The only way to put stock in Netanyahu’s newly contrite behavior would be if he volunteered to create a unity government with Isaac Herzog and his Zionist Union. This won’t happen. Herzog has already declined to participate in a unity government, saying, “I don’t want to clean up after Netanyahu.” Joint Arab List participation in the new government is equally out of the question. Even were the Joint List interested – and they are right not to be; their purposes are much better served making common cause with the Zionist Union in the opposition – Netanyahu tied his own hands with his racist promises to his right-wing base. Netanyahu simply cannot form a viable unity government. The right-wing would cry traitor and refuse to cooperate, putting Netanyahu right back out of a job. All else remaining equal, in light of his flip flopping on the Palestinian state, Netanyahu has guaranteed that he will betray someone. The question is, who?

The only remaining option – and interestingly enough, the best option for Netanyahu – is international intervention. Netanyahu needs someone to hold his feet to the fire in order to prove that his one-state rhetoric was just that – rhetoric. Nobody within the Israeli political system has the power to do this because Netanyahu has politically gelded or disgusted all potential domestic partners in one way or another. Netanyahu’s only remaining partner is the very international community that he has alienated, that can and will motivate itself from a position of disgust to compel Israel into peace talks. Assessing the reasonableness of the Palestinians’ negotiating voice and agenda should similarly be in international hands. All that the international community need require of Netanyahu is that Netanyahu stay at the negotiating table, and all Netanyahu needs from the international community is that it force him to do so.

Why is this Netanyahu’s ideal situation? Taking aggressively internationally brokered negotiations as our point of departure, there are two possible outcomes. If Netanyahu is forced to sit at the table and the Palestinians walk away, then Netanyahu’s Monday position on the one-state solution, for right now at least, is exonerated. Netanyahu then need only ask the Palestinians, “I am at the table. Where are you?” If Netanyahu is forced to sit through negotiations and strike a deal, then Netanyahu gets the two-state solution he says he wants, domestic and international credibility for seeing things through, and total deniability for playing along with negotiations that have become an international (read: not Netanyahu’s) responsibility. Either way, Netanyahu wins.

Should a peace deal be struck, we again have two possible outcomes: sustainable peace or ersatz peace. Sustainable peace is in Israel and the Palestinians’ best interests and is the best possible outcome. But should the new Palestinian state attack Israel – as critics of peace expect – and Israel has demonstrably carried out its international peace process obligations impeccably and in good faith, then Israel becomes fully justified in defending itself as Israel deems necessary without political fallout. The moral implications of this scenario are no longer on Israel’s shoulders: Netanyahu has pushed peace into international and Palestinian hands, while keeping Israel’s security squarely in Israel’s hands.

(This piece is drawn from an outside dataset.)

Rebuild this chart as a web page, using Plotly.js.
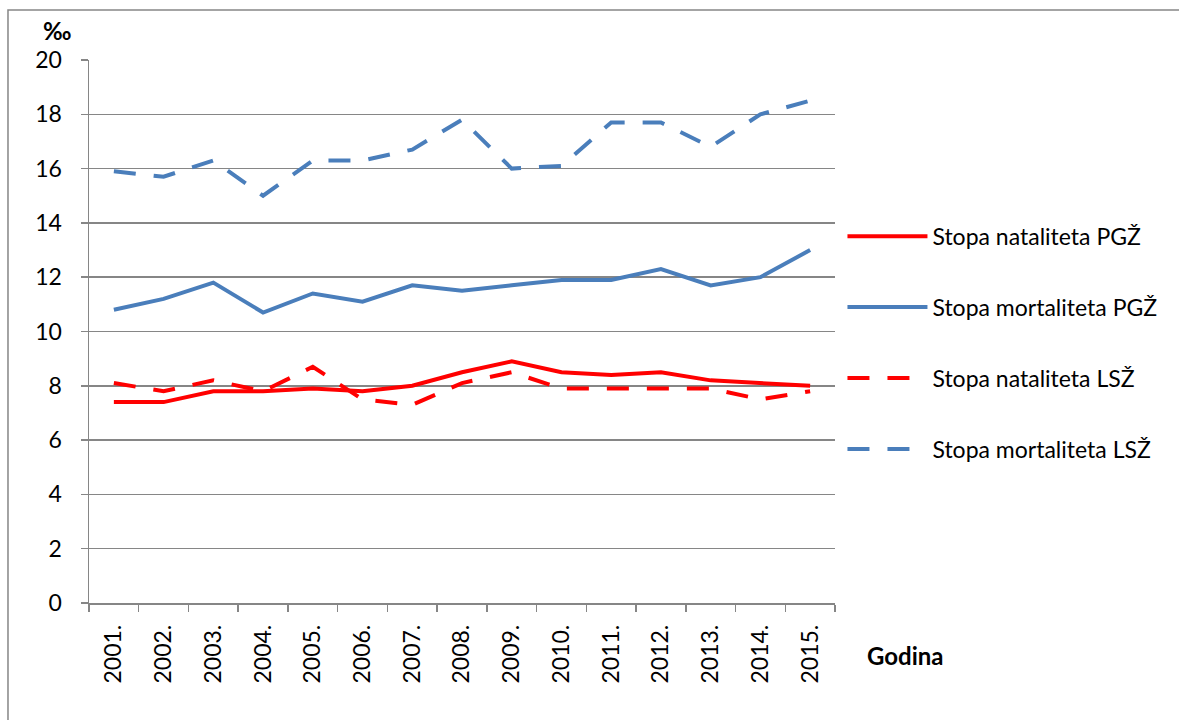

This analysis assumes many things. It assumes that Hamas will remain the Palestinians’ sole voice, a situation unlikely to change soon. It also assumes that the Israeli right-wing would play along with international intervention, certainly not a foregone conclusion. But ultimately, these kinds of assumptions may no longer be important. If Netanyahu becomes the Israeli Prime Minister once again, how could changes in the Palestinian and Israeli landscapes alter these maneuvers? Netanyahu’s gambit is peace with the Palestinians. If only Netanyahu knew it.